Demand Alignment as a Precondition for Bankability


Many emerging-market strategies emphasize supply: natural resources, industrial capacity, or labor availability. Far fewer are anchored in a rigorous assessment of where final demand resides and how it is accessed. Projects, whether in mining, energy, agriculture, or light manufacturing, that lack a credible pathway to U.S.-linked demand often struggle to attract long-tenor capital, regardless of resource quality or technical feasibility.


Demand alignment is not cosmetic.


It shapes:

  • Revenue predictability

  • Financing terms

  • Counterparty credibility

  • Institutional risk perception

 

For DFIs, infrastructure funds, and private capital alike, demand visibility materially reduces underwriting uncertainty.


Market Access as De-Risking Infrastructure


Access to the U.S. consumer market functions as an implicit form of risk mitigation.

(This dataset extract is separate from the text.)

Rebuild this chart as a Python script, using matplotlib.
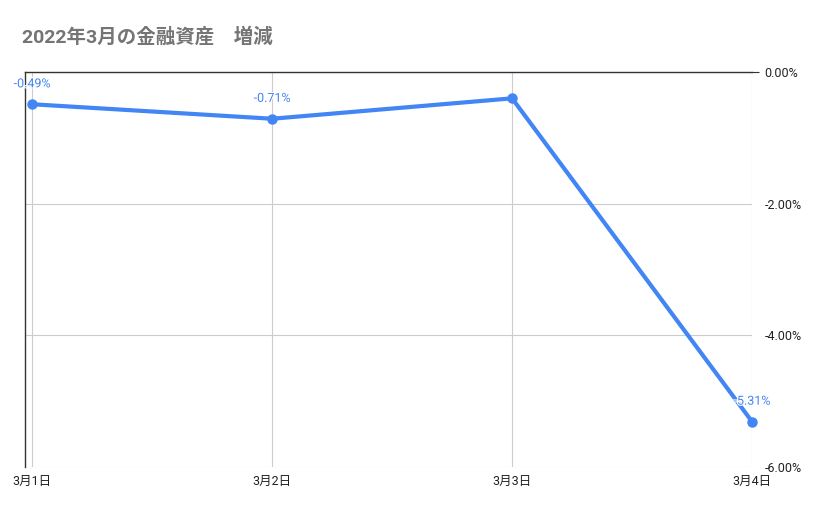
import matplotlib
matplotlib.use('Agg')
import matplotlib.pyplot as plt
import matplotlib.patheffects as pe
from matplotlib.ticker import FuncFormatter

# data
dates = ['3月1日', '3月2日', '3月3日', '3月4日']
change_pct = [-0.49, -0.71, -0.40, -5.31]
labelled = [True, True, False, True]
y_ticks = [0, -2, -4, -6]

plt.rcParams['font.family'] = ['Roboto', 'Noto Sans CJK JP', 'DejaVu Sans']

fig = plt.figure(figsize=(8.29, 5.14), dpi=100)
ax = fig.add_axes([25 / 829, 47 / 514, 727 / 829, 395 / 514])

x = list(range(len(dates)))
ax.plot(x, change_pct, color='#4285F4', linewidth=3, marker='o', markersize=6.5,
        solid_capstyle='round', zorder=3, clip_on=False)

# labels get a white halo so they stay readable where the line runs under them
for xi, v, show in zip(x, change_pct, labelled):
    if show:
        ax.annotate('%.2f%%' % v, (xi, v), xytext=(0, 10), textcoords='offset points',
                    ha='center', va='bottom', fontsize=9, color='#4285F4', zorder=5,
                    path_effects=[pe.withStroke(linewidth=1.5, foreground='white')])

ax.set_xlim(-0.03, 3)
ax.set_ylim(-6, 0)
ax.set_xticks(x)
ax.set_xticklabels(dates)
ax.set_yticks(y_ticks)
ax.yaxis.set_major_formatter(FuncFormatter(lambda v, p: '%.2f%%' % v if v != 0 else '0.00%'))
ax.yaxis.tick_right()

ax.grid(True, color='#cccccc', linewidth=0.8)
ax.set_axisbelow(True)
for side in ['right', 'bottom']:
    ax.spines[side].set_visible(False)
for side in ['top', 'left']:
    ax.spines[side].set_color('#333333')
    ax.spines[side].set_linewidth(1)

ax.tick_params(axis='x', length=0, pad=6, labelsize=9, labelcolor='#222222')
ax.tick_params(axis='y', length=5, pad=4, labelsize=9, labelcolor='#222222', color='#333333')
for i, t in enumerate(ax.yaxis.get_major_ticks()):
    if y_ticks[i] != 0:
        t.tick2line.set_visible(False)

fig.text(22 / 829, 1 - 37 / 514, '2022年3月の金融資産　増減', fontsize=14, fontweight='bold',
         color='#757575', va='center', ha='left')

fig.savefig('out.png', dpi=100)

Revenues tied to high-quality demand support longer tenors, lower risk premiums, and greater capital mobilization.

Trade frameworks, preferential access regimes, downstream processing eligibility, and U.S.-aligned offtake structures are therefore not merely trade benefits. They are capital enablers.

Emerging-market governments and sponsors that treat market access as part of project structuring, rather than as an afterthought, consistently outperform peers in attracting institutional capital.


From Extraction to Integration


For resource-rich economies, exporting raw inputs without downstream integration increasingly limits value capture. As U.S. demand concentrates around compliance, traceability, ESG alignment, and reliability, value accrues to those who can integrate into U.S.-facing value chains rather than operate at their margins.

Execution readiness across infrastructure, governance, standards, and counterpart credibility now determines who captures margin and who remains a price taker.


Capital Follows Demand-Linked Execution


Global capital does not flow to resources in isolation. It flows to execution-ready pathways that connect supply to monetizable demand.

This explains why similar assets across emerging markets receive dramatically different valuations. Projects framed around U.S.-linked demand signals are easier to diligence, easier to finance, and easier to syndicate.

For investors, demand alignment simplifies risk assessment. For sponsors, it transforms access to capital. For governments, it turns trade strategy into an investment strategy.



The Limits and Persistence of Demand Leverage


None of this implies that trade leverage is costless. Tariffs and access constraints ultimately transmit through prices, affecting American consumers over time. Elasticities vary by sector, and prolonged frictions can reshape sourcing decisions at the margin.

Yet as long as no alternative market replicates the depth, reliability, and coherence of U.S. consumption, exporters will continue to accept these tradeoffs. The strategic reality is not that foreign producers lack options but that their best option remains access to American demand.


Conclusion: Demand Gravity and Strategic Relevance


The United States dominates global trade not because it produces the most goods, but because it absorbs the most value. Its consumer market is uniquely concentrated, liquid, and execution-ready qualities no other economy currently matches in combination.


Production may diversify and supply chains may evolve, but demand gravity changes slowly. For Africa and emerging markets, long-term success will depend less on resource abundance and more on the ability to align projects, policies, and counterparties with enduring demand realities.

In that sense, the U.S. consumer market is not simply an economic fact. It is a strategic asset. And until a comparable demand center emerges, the world and global capital will continue to orbit American demand.


CIG Perspective


At Congo Investment Group, we view access to high-quality demand as a prerequisite. Not a bonus for institutional investment. Our upstream work focuses on preparing projects, counterparties, and structures so that emerging-market assets can meet the expectations of U.S.-linked capital and end markets.


In a global economy shaped less by scarcity and more by execution, demand alignment is the new de-risking.